Daraus ergibt sich für 2003 nach Verlustausgleich zwischen den Objekten ein anzusetzender Veräußerungsgewinn in Höhe von 408,32 € und für 2004 kein anzusetzender Veräußerungsgewinn. Die Einkommensteuer 2003 ist demnach mit null Euro anzusetzen und die Einkommensteuer 2004 mit 4.970,00 €, zu der dann wegen der Günstigerregelung kein Kindergeld mehr hinzugerechnet werden kann. Daraus ergibt sich, dass die Vollziehung des Einkommensteuerbescheides 2003 vom 24.07.2009 in Gestalt der Einspruchsentscheidung vom 19.04.2011 vollständig auszusetzen und hinsichtlich eventuell entstandener Säumniszuschläge aufzuheben ist und dass die Vollziehung des Einkommensteuerbescheides 2004 vom 03.07.2009 in Gestalt der Einspruchsentscheidung vom 19.04.2011 in Höhe von 27.010,00 € aufzuheben und dieser Betrag wieder auszukehren ist.

Die Kostenentscheidung beruht auf § 135 Abs. 1 FGO.

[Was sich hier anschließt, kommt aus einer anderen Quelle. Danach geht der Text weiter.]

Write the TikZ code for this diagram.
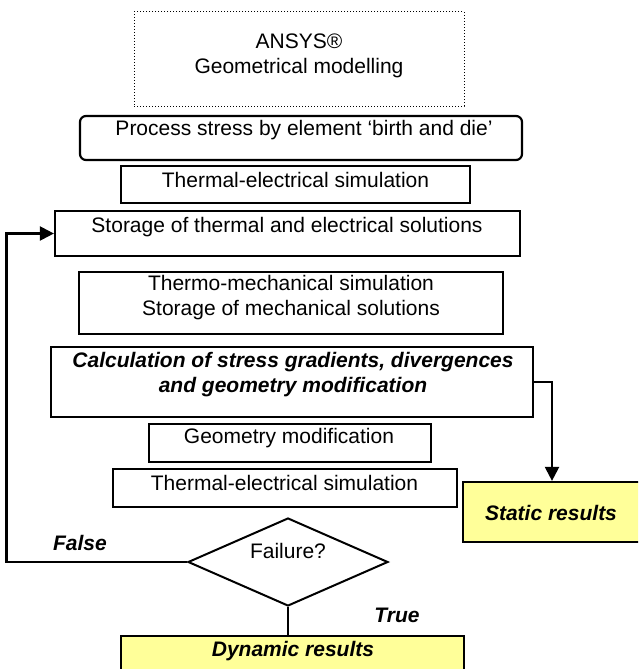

Der Senat hat die Beschwerde nicht zugelassen. Angesichts der Tatsache, dass zu der Frage, wie die AfA-Beträge und SonderAfA-Beträge den Veräußerungsgewinn erhöhen, wenn der Gewinn in einen steuerfreien Teil und einen steuerpflichtigen Teil aufzuteilen ist, noch keine höchstrichterliche Rechtsprechung existiert und seitens der Finanzverwaltung (Oberfinanzdirektion Magdeburg, a.a.O.) die eine und von jedenfalls einem Finanzgericht eine andere Berechnungsmethode als die richtige vertreten wird, bedarf es einer Entscheidung im Hauptsacheverfahren, an das sich möglicherweise auch ein Revisionsverfahren anschließen wird. Es ist nicht Aufgabe des Verfahrens über den Aussetzungsantrag, solche Rechtsfragen zu entscheiden. Unter diesen Umständen ist auch nach der höchstrichterlichen Rechtsprechung (siehe dazu Gräber/Koch, FGO, 7. Auflage München 2010, § 69 Tz. 87 mit weiteren Nachweisen) Aussetzung oder Aufhebung der Vollziehung zu gewähren.